This game is perfect to use alongside the virtual-skipping-league KS1 skipping lesson plan.

Over the centuries, hundreds of skipping games and skipping rhymes have been made up, handed down, passed around, modified and updated by children. They are fantastic fun and are surprisingly challenging. There as many regional variations of rhymes and games as there are skipping games themselves. The number of participants varies from game to game but all games need observant and competent rope turners. A little practice at simply turning the ropes with each other would be time well spent.

You will need the correct rope. There are two types of long ropes available from skip-hop that are suitable for these skipping games. For one, two or three skippers in one rope, we suggest that you use one of the ropes in our double dutch speed skipping rope set. For any games involving four or more skippers at a time, we suggest our 7.5m Long Rope.

So let’s start with a lovely game for younger children, best for Reception and key stage 1 children – that’s approximate ages of 3yrs to 5yrs.

Over The Moon Skipping Game

We have been using this skipping game in workshops since day one. It’s the perfect skipping game for children in Nursery, Reception and Year 1 to try (three to five-year-old children). It helps alleviate any fear of the rope, develops timing and an understanding of when to run and when to stay put, and is simple but very exciting (as even adults will attest).

Skippers line up at right angles to the long rope and turners, far enough away to not get hit, of course, but close enough to minimise the distance needed to run under it.

The long rope needs to be turned in a direction which means the skippers are running with the long rope, not against it. To check this, if the turners stand with their arms out straight and parallel to the floor and are both pointing in the skippers’ direction. If their arms move down towards the floor to begin the turning process, this will send the long rope in the correct direction. i.e. away from the skippers towards the floor. Not away from the skippers towards the sky which is the result of moving the arms up.

Once the long rope is in motion, the skipper runs under the long rope and out the other side and stops when they are far enough away not to get hit.
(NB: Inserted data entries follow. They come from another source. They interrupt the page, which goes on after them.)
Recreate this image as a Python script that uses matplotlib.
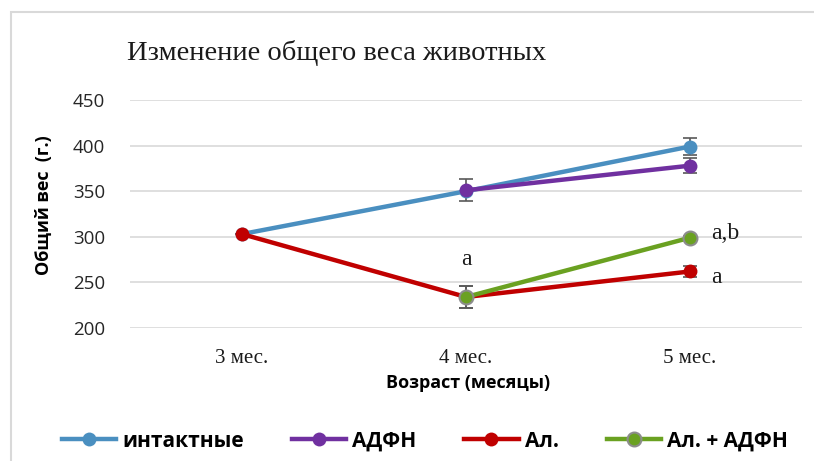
import matplotlib
matplotlib.use("Agg")
import matplotlib.pyplot as plt
from matplotlib.patches import Rectangle

# Data
months = ["3 мес.", "4 мес.", "5 мес."]
intact = [303, 350, 399]
intact_err = [0, 0, 9]
adfn = [None, 351, 378]
adfn_err = [0, 12, 8]
al = [303, 234, 262]
al_err = [0, 12, 6]
al_adfn = [None, 234, 299]
al_adfn_err = [0, 12, 2]

yticks = [200, 250, 300, 350, 400, 450]

BLUE = "#4A8FC0"
PURPLE = "#7030A0"
RED = "#C00000"
GREEN = "#6AA121"
ERR = "#595959"

fig = plt.figure(figsize=(8.14, 4.61), dpi=100)
fig.patch.set_facecolor("white")

# outer chart frame
fig.patches.append(Rectangle((11 / 814, -0.1), 1.2, (461 - 12) / 461 + 0.1,
                             transform=fig.transFigure, fill=False,
                             edgecolor="#D9D9D9", linewidth=1.5))

ax = fig.add_axes([130 / 814, (461 - 328) / 461, 672 / 814, 228 / 461])
ax.set_xlim(-0.5, 2.5)
ax.set_ylim(200, 450)
ax.set_yticks(yticks)
ax.grid(axis="y", color="#D9D9D9", linewidth=1.2)
ax.set_axisbelow(True)
for s in ax.spines.values():
    s.set_visible(False)
ax.tick_params(length=0)
ax.set_xticks(range(len(months)))
ax.set_xticklabels(months, fontfamily="Liberation Serif", fontsize=15,
                   color="#1a1a1a")
ax.tick_params(axis="x", pad=15)
ax.tick_params(axis="y", pad=18)
for lbl in ax.get_yticklabels():
    lbl.set_fontfamily("Open Sans")
    lbl.set_fontsize(13.5)
    lbl.set_color("#262626")


def series(vals, errs, color, label, mec=None):
    xs = [i for i, v in enumerate(vals) if v is not None]
    ys = [vals[i] for i in xs]
    es = [errs[i] for i in xs]
    ax.errorbar(xs, ys, yerr=es, fmt="none", ecolor=ERR, elinewidth=1.2,
                capsize=5, capthick=1.2, zorder=2)
    ax.plot(xs, ys, color=color, linewidth=3.2, marker="o", markersize=10,
            markerfacecolor=color, markeredgecolor=mec or color,
            markeredgewidth=1.5 if mec else 0, label=label, zorder=3)


series(intact, intact_err, BLUE, "интактные")
series(adfn, adfn_err, PURPLE, "АДФН")
series(al, al_err, RED, "Ал.")
series(al_adfn, al_adfn_err, GREEN, "Ал. + АДФН", mec="#8C8C8C")

# significance marks
mark_kw = dict(fontfamily="Liberation Serif", fontsize=17, va="center",
               color="#1a1a1a")
ax.text(1, 275, "a", ha="center", **mark_kw)
ax.text(2.095, 304, "a,b", ha="left", **mark_kw)
ax.text(2.095, 255, "a", ha="left", **mark_kw)

fig.text(337 / 814, 1 - 53 / 461, "Изменение общего веса животных",
         fontfamily="Liberation Serif", fontsize=20.5, ha="center",
         va="center", color="#1a1a1a")

ax.set_ylabel("Общий вес  (г.)", fontfamily="Open Sans", fontweight="bold",
              fontsize=13)
ax.yaxis.set_label_coords(-77 / 672, (328 - 205) / 228)
ax.set_xlabel("Возраст (месяцы)", fontfamily="Open Sans", fontweight="bold",
              fontsize=13)
ax.xaxis.set_label_coords((468 - 130) / 672, -(374 - 328) / 228)

leg = fig.legend(loc="center", bbox_to_anchor=(0.522, 1 - 441 / 461), ncol=4,
                 frameon=False, handlelength=2.6, columnspacing=2.3,
                 handletextpad=0.3,
                 prop={"family": "Open Sans", "weight": "bold", "size": 15})

fig.savefig("out.png", dpi=100, facecolor="white")
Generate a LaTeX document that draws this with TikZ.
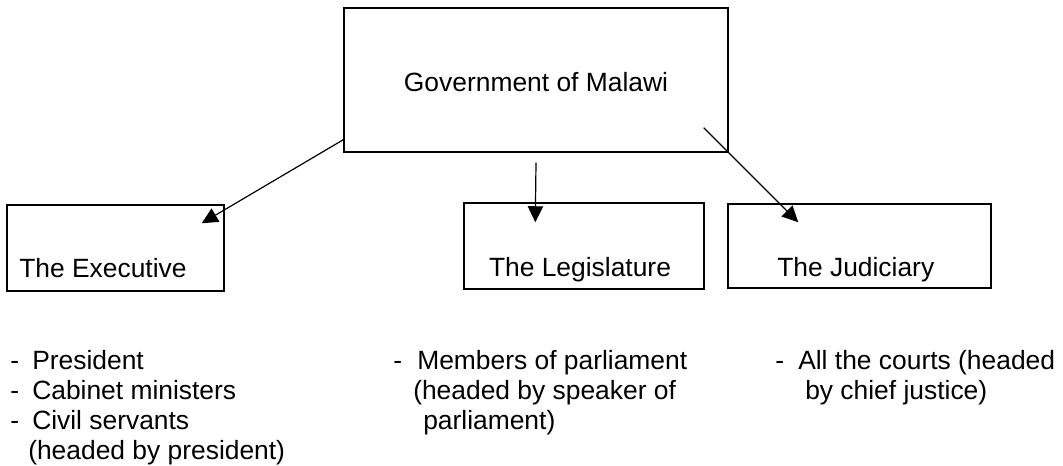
\documentclass[tikz,border=0pt]{standalone}
\usepackage{fontspec}
\setmainfont{Liberation Sans}
\usetikzlibrary{arrows.meta}
\begin{document}
\begin{tikzpicture}[
        x = 0.75pt, y = -0.75pt,
        every node/.style = {font=\fontsize{19.8}{22}\selectfont},
        box/.style = {draw, line width=1.1pt, inner sep=0pt},
        word/.style = {inner sep=0pt},
        item/.style = {anchor=base west, inner sep=0pt},
        link/.style = {-{Triangle[length=12pt,width=11.5pt]}, line width=0.9pt},
        ]
    \useasboundingbox (0,0) rectangle (1063,466);
    \node[box, minimum width=288pt, minimum height=108pt] (gov) at (536,80) {};
    \node[box, minimum width=162.75pt, minimum height=64.5pt] (exec) at (115.5,248) {};
    \node[box, minimum width=180pt, minimum height=64.5pt] (legis) at (584,246) {};
    \node[box, minimum width=197.25pt, minimum height=63pt] (judic) at (859.5,246) {};
    \node[word, anchor=base] (govname) at (536,92) {Government of Malawi};
    \node[word, anchor=base west] (execname) at (19,278) {The Executive};
    \node[word, anchor=base] (legisname) at (580,277) {The Legislature};
    \node[word, anchor=base west] (judicname) at (777,277) {The Judiciary};
    \draw[link] ([yshift=9.75pt]gov.south west) -- ([xshift=-17.25pt,yshift=-14.25pt]exec.north east);
    \draw[link] ([yshift=-7.5pt]gov.south) -- ([xshift=54pt,yshift=-15pt]legis.north west);
    \draw[link] ([xshift=-18.75pt,yshift=18.75pt]gov.south east) -- ([xshift=53.25pt,yshift=-14.25pt]judic.north west);
    \node[item] (execd1) at (10,369) {-};
    \node[item] (exec1) at (32,369) {President};
    \node[item] (execd2) at (10,399) {-};
    \node[item] (exec2) at (32,399) {Cabinet ministers};
    \node[item] (execd3) at (10,429) {-};
    \node[item] (exec3) at (32,429) {Civil servants};
    \node[item] (exec4) at (28,459) {(headed by president)};
    \node[item] (legisd1) at (393,369) {-};
    \node[item] (legis1) at (417,369) {Members of parliament};
    \node[item] (legis2) at (413,399) {(headed by speaker of};
    \node[item] (legis3) at (423,429) {parliament)};
    \node[item] (judicd1) at (775,369) {-};
    \node[item] (judic1) at (798,369) {All the courts (headed};
    \node[item] (judic2) at (805,399) {by chief justice)};
\end{tikzpicture}
\end{document}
Under the Moon – Over the Stars.

This skipping game is divided into two parts:
The first part is Under the Moon, which you have just read, and then Over the Stars.
The child or children are now on the far side of the rope having run through.
To complete the Over the Stars skipping game, the skipper turns around and runs back at the long rope and tries to jump it. The long rope is still travelling in the same direction and hasn’t stopped since the skipper went underneath it, so the timing of the run is even more essential than before.
teaching tip The best point at which to begin the return is when the long rope is level with the skipper’s nose and on its way up.